Brazil's offer on nonagricultural market access albeit from bound tariffs ambassador said, Brazil would lower its industrial tariffs by at least one percent from 11 percent to 10 percent ad valorem. The amount of trade impacted would be some $12 billion not a small consideration, he added.
The United States has suggested 75-percent average cuts in agricultural tariffs; the EU is proposing cuts of some 39 percent. The G-20 is proposing 54 percent cuts which he described as a good middle ground.
Meanwhile the Brazilian ambassador and titular head of the Group-of-20 developing country coalition maintained that the EU proposal from last October does not diverge from what Brussels is already doing in agriculture. He also blasted Brussels insistence on selecting 8 percent of all its tariffs lines as "sensitive" exempt from formula cuts in the final agreement. The United States and the G-20 want no more than one percent designated "sensitive."
Three 'Boxes'
Mr. Hugueney agreed that the maintenance of the "blue" box is probably necessary to systematically reduce trade-distorting farm spending over time. But, he added, it is imperative that negotiators agree to significant reductions for the "amber" and "blue" boxes. The G-20 sides with the United States that the 5-percent cap on "blue box" spending go down to 2.5 percent. Brasilia also wants better disciplines for applying "blue box" rules to such programs as the US counter-cyclical program. He insisted there be some guidelines and regular surveillance of the "green" box to ensure that no trade-distorting domestic programs escape scrutiny.
The Brazilian also insisted that limits in each box also apply to specific commodities.
According to his own country's studies, even 60-percent reductions in the "amber" box would have very little impact on real US farm spending, given the amount of "water" the United States currently enjoys. Spending from 2001 would fall from a current level of $22 billion to $21 billion, the ambassador stated.
Agricultural market access is the key component of the Doha Development Agenda, Mr. Hugueney added.
Figuring out the "theoretical" impact of the various formulas on trade now under discussion in the agriculture negotiations will be difficult, Mr. Hugueney stated.
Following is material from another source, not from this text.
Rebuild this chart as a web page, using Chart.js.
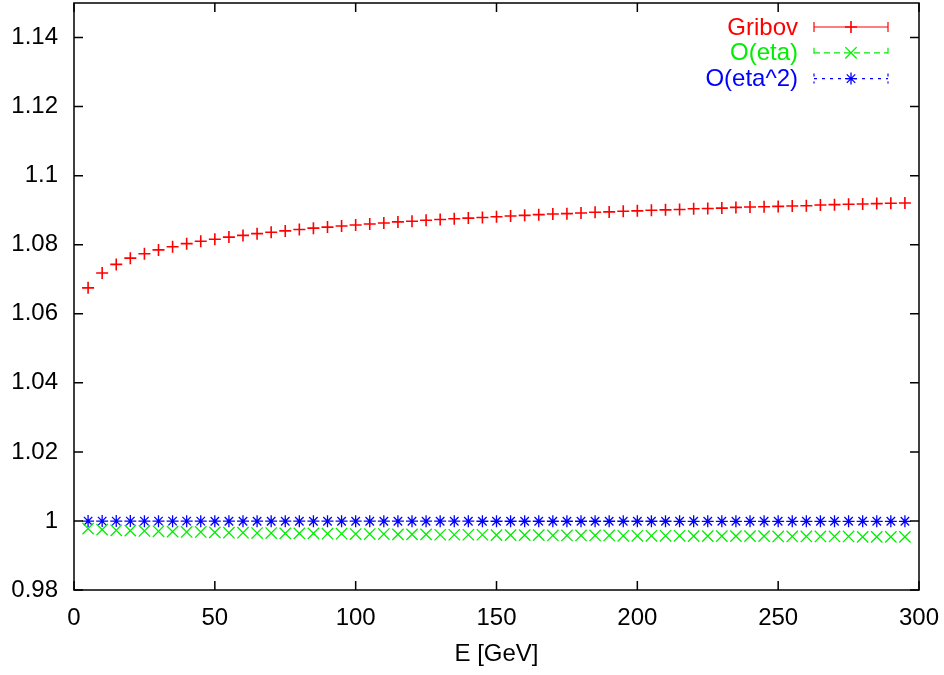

Performing the same exercise for industrial products would be much easier but presents various problems for different members.
Since the end of the Hong Kong ministerial in December, Brazil has attempted to get together a "NAMA-11" coalition to come up with a common position on reducing industrial tariffs. That did not work out because of the broad diversity of views among developing countries.
For advanced countries like Brazil, it is important to maintain the focus on high tariffs in industrial nations as well as on tariff peaks for goods such as leather products, processed steel and porcelain. For other developing countries "less-than-full-reciprocity" is an important component of the Hong Kong declaration but, so far, has been difficult to flesh out. Special and Differential Treatment for developing countries also is crucial to the success of the round, but little likewise has been agreed.
Mr. Hugueney explained the importance of cutting from "bound" tariffs for developing countries. Even though the United States and the EU are adamant that cuts come from applied levels, developing countries often rely on their ability to quickly raise tariffs for various reasons. He said, however, that all countries should at least "bind" their tariffs; several Southeast Asian nations have so-called "unbound" tariffs.
The ambassador added that Brazil has little interest in "sectoral" tariff agreements although it is going along with similar exercises in the services negotiations.
Lack of agreement in the long-lagging services negotiations would likely not delay a final DDA agreement, Mr. Hugueney commented. From the beginning, he said, services has been on a separate track and presents much different trade opportunities and problems than industrial and agricultural tariffs.
The Brazilian trade negotiator met with senior US trade officials yesterday.